- Born: March 24, 1972 (age 53) Rio de Janeiro, Brazil
- Nationality: Brazilian American
- Weight: (+100kg / 221lb)
- Division: Ultra-Heavyweight
- Stance: Orthodox
- Fighting out of: Danbury, CT
- Team: KORE BJJ / American Top Team
- Rank: Fifth Degree Black Belt in Brazilian Jiu-Jitsu Green Belt in Judo
- Years active: 26

Other information
- Website: http://koremartialarts.com/?team=luigi-mondelli

= Luigi Mondelli =

Brazilian Jiu-Jitsu Practitioner, Combatives Specialist, MMA Coach

Luigi Mondelli (born March 24, 1972) is a Brazilian-American Brazilian jiu-jitsu practitioner and MMA Coach based in Danbury, Connecticut. He is the head coach of American Top Team's Connecticut program under the umbrella of Ricardo Libório and the co-founder and head coach of his own program, KORE. Mondelli is a five-time Panamerican champion and a three-time world masters champion.

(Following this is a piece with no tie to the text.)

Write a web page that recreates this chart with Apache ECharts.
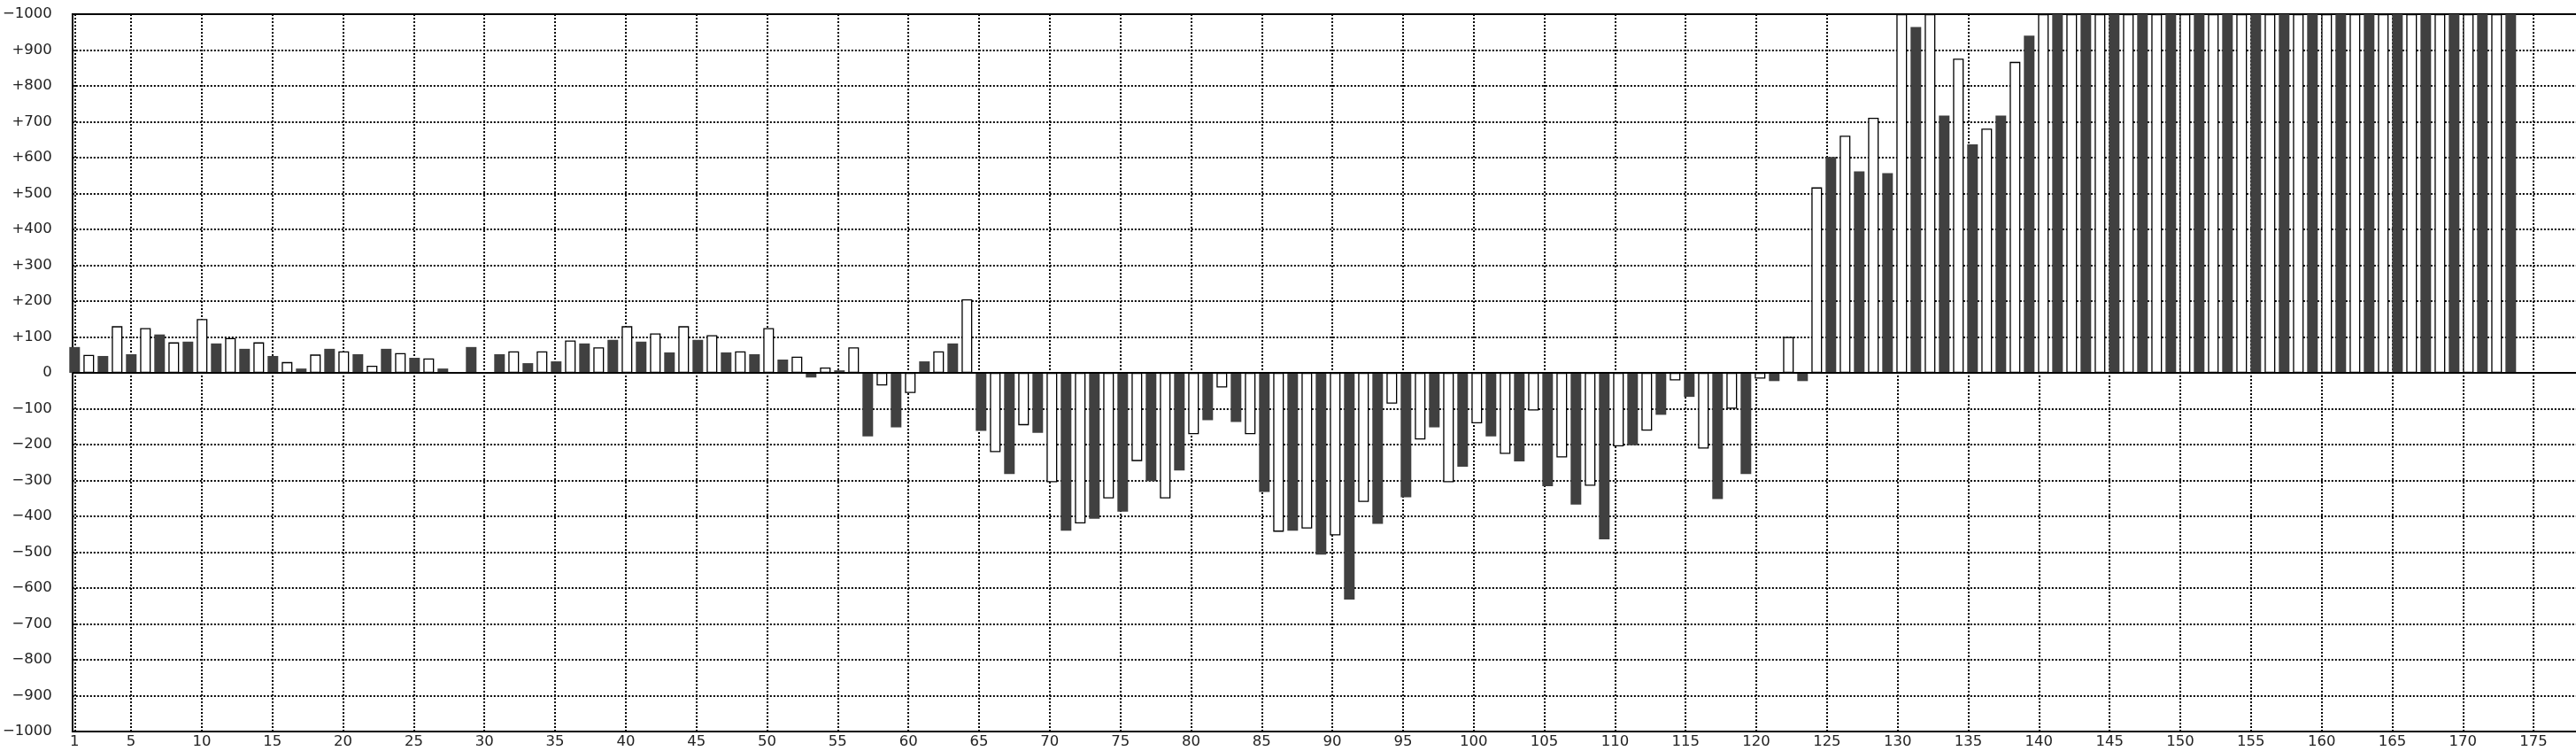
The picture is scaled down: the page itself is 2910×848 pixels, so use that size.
<!DOCTYPE html>
<html><head><meta charset="utf-8">
<script src="https://cdn.jsdelivr.net/npm/echarts@6/dist/echarts.min.js"></script>
<style>html,body{margin:0;padding:0;background:#fff;}#c{width:2910px;height:848px;}</style>
</head><body><div id="c"></div>
<script>
// Game numbers 1..175; odd games are dark bars, even games white bars.
const games = Array.from({ length: 175 }, (_, i) => String(i + 1));
const values = [
  72, 50, 47, 130, 52, 125, 107, 85, 87, 150,
  82, 97, 67, 85, 47, 30, 12, 51, 67, 60,
  52, 20, 67, 55, 42, 40, 12, 0, 72, 0,
  52, 60, 27, 60, 32, 90, 82, 71, 92, 130,
  87, 110, 57, 130, 92, 105, 57, 60, 52, 125,
  37, 45, -13, 15, 7, 71, -177, -35, -152, -56,
  32, 60, 82, 205, -162, -221, -282, -146, -167, -305,
  -440, -420, -407, -350, -387, -246, -302, -350, -272, -171,
  -132, -41, -137, -171, -332, -443, -440, -434, -507, -453,
  -632, -360, -421, -86, -347, -186, -152, -305, -262, -141,
  -177, -226, -247, -105, -316, -236, -367, -315, -464, -205,
  -202, -161, -117, -21, -67, -211, -352, -100, -282, -16,
  -23, 100, -23, 517, 602, 661, 562, 711, 557, 1000,
  964, 1000, 717, 876, 637, 681, 717, 867, 940, 1000,
  1000, 1000, 1000, 1000, 1000, 1000, 1000, 1000, 1000, 1000,
  1000, 1000, 1000, 1000, 1000, 1000, 1000, 1000, 1000, 1000,
  1000, 1000, 1000, 1000, 1000, 1000, 1000, 1000, 1000, 1000,
  1000, 1000, 1000
];
const xTickValues = [1, 5, 10, 15, 20, 25, 30, 35, 40, 45, 50, 55, 60, 65, 70, 75, 80, 85, 90, 95,
  100, 105, 110, 115, 120, 125, 130, 135, 140, 145, 150, 155, 160, 165, 170, 175];
const yTickValues = [-1000, -900, -800, -700, -600, -500, -400, -300, -200, -100, 0,
  100, 200, 300, 400, 500, 600, 700, 800, 900, 1000];
const yTickLabels = ['\u22121000', '\u2212900', '\u2212800', '\u2212700', '\u2212600', '\u2212500', '\u2212400', '\u2212300', '\u2212200', '\u2212100', '0',
  '+100', '+200', '+300', '+400', '+500', '+600', '+700', '+800', '+900', '\u22121000'];

const darkStyle = { color: '#404040', borderWidth: 0 };
const whiteStyle = { color: '#ffffff', borderColor: '#000000', borderWidth: 1.3 };
const FONT = 'DejaVu Sans';
const TXT = '#222';
const dotted = { color: '#000', width: 2, type: [2, 2] };
const solid = { color: '#000', width: 2 };
const TOP = 16, BOTTOM = 22;
const STEP = 16;            // px per game
const FIRST_CENTER = 84.3;  // px of game 1

const chart = echarts.init(document.getElementById('c'), null, { renderer: 'canvas' });
chart.setOption({
  animation: false,
  backgroundColor: '#ffffff',
  textStyle: { fontFamily: FONT },
  grid: [
    // 0: frame, y labels, horizontal grid
    { left: 75, right: 0, top: TOP, bottom: BOTTOM, containLabel: false },
    // 1: x labels and vertical grid (value 0 at one step left of game 1)
    { left: FIRST_CENTER - STEP, width: 178 * STEP, top: TOP, bottom: BOTTOM, containLabel: false },
    // 2: bars (one category band per game)
    { left: FIRST_CENTER - STEP / 2, width: 175 * STEP, top: TOP, bottom: BOTTOM, containLabel: false }
  ],
  xAxis: [{
    gridIndex: 0, type: 'value', min: 0, max: 1, position: 'bottom',
    axisLine: { show: true, onZero: false, lineStyle: solid },
    axisTick: { show: false }, axisLabel: { show: false }, splitLine: { show: false }
  }, {
    gridIndex: 0, type: 'value', min: 0, max: 1, position: 'top',
    axisLine: { show: true, onZero: false, lineStyle: solid },
    axisTick: { show: false }, axisLabel: { show: false }, splitLine: { show: false }
  }, {
    gridIndex: 1, type: 'value', min: 0, max: 178, position: 'bottom',
    axisLine: { show: false },
    axisTick: { show: false, customValues: xTickValues },
    axisLabel: { customValues: xTickValues, color: TXT, fontSize: 16.5, fontFamily: FONT, margin: 3,
      formatter: v => String(v) },
    splitLine: { show: true, lineStyle: dotted }
  }, {
    gridIndex: 2, type: 'category', data: games, boundaryGap: true, show: false
  }],
  yAxis: [{
    gridIndex: 0, type: 'value', min: -1000, max: 1000, interval: 100,
    axisLine: { show: true, onZero: false, lineStyle: solid },
    axisTick: { show: false },
    axisLabel: { color: TXT, fontSize: 16.5, fontFamily: FONT, margin: 23,
      formatter: v => { const i = yTickValues.indexOf(v); return i >= 0 ? yTickLabels[i] : ''; } },
    splitLine: { show: true, lineStyle: dotted }
  }, {
    gridIndex: 1, type: 'value', min: -1000, max: 1000, interval: 100, show: false
  }, {
    gridIndex: 2, type: 'value', min: -1000, max: 1000, interval: 100, show: false
  }],
  series: [{
    type: 'bar', xAxisIndex: 3, yAxisIndex: 2, barWidth: 12, z: 2,
    data: values.map((v, i) => ({ value: v, itemStyle: ((i + 1) % 2 === 1) ? darkStyle : whiteStyle }))
  }, {
    type: 'line', xAxisIndex: 0, yAxisIndex: 0, data: [], z: 5,
    markLine: {
      silent: true, symbol: ['none', 'none'], label: { show: false },
      lineStyle: { color: '#000', width: 2, type: 'solid' },
      data: [{ yAxis: 0 }]
    }
  }]
});
</script></body></html>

Mondelli began training in Brazilian jiu-jitsu in 1991 under the instruction of Adalberto "Buda" de Souza and Crézio de Souza at their school in Petropolis, until attaining the rank of purple belt. When his family relocated to Rio de Janeiro, Mondelli continued his training receiving his black belt in December 2001. Most recently Mondelli was awarded his fourth degree by Adalberto "Buda" de Souza in 2015.

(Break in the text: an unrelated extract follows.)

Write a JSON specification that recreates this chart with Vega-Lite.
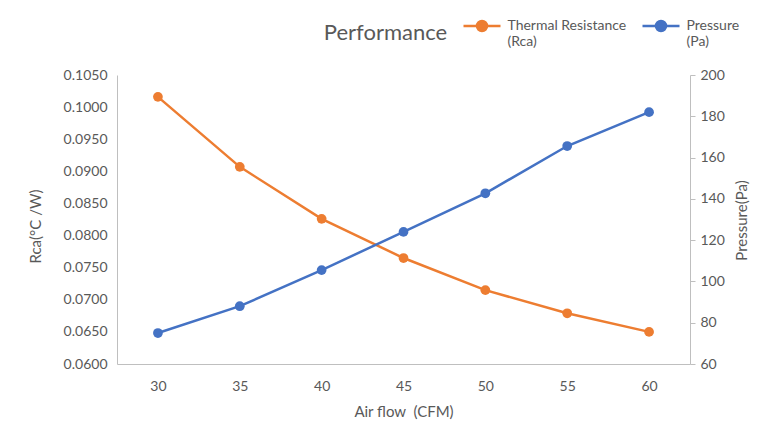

In addition to winning multiple championships, Mondelli has graduated a number of successful black belts and professional MMA fighters, notably Glover Teixeira. Mondelli oversees the curriculum of his Kore program from its headquarters in Danbury, designed to link the disciplines of Brazilian jiu-jitsu, wrestling and judo in a fluid and practical method of application.

== Brazilian Jiu-Jitsu career==

Luigi Mondelli began competing during his teenage years in Rio de Janeiro, Brazil, first winning the Masters Purple Belt Category in 1999 before winning the Pan-American Championship five times. Mondelli is also a three-time IBJJF world champion as a black belt in the Senior division in the gi and no-gi categories.

In 2003, Mondelli moved to the United States, ultimately settling in Connecticut. Soon after Mondelli arrived, Ricardo Liborio invited him to be part of American Top Team (ATT). While representing ATT throughout his career in the United States, Mondelli founded an martial arts association of his own in 2011, named Kore Brazilian Jiu Jitsu. The association claims to have a philosophy centered around promoting grappling traditions and techniques in the sport of Brazilian jiu-jitsu.

Mondelli has been a guest instructor and coach at The Pit, a martial arts camp started by John Hackleman, which is known for having trained notable fighters such as Chuck Liddell and Glover Teixeira. Mondelli has also marketed a line of self-defense and combatives instruction to military and law enforcement personnel.

==Other Rankings==

Luigi Mondelli also holds the 5th Degree Black Belt in RMA under Walt Lysak, and 2nd degree Black Belt in Hawaiian Kenpo under Greg Davis.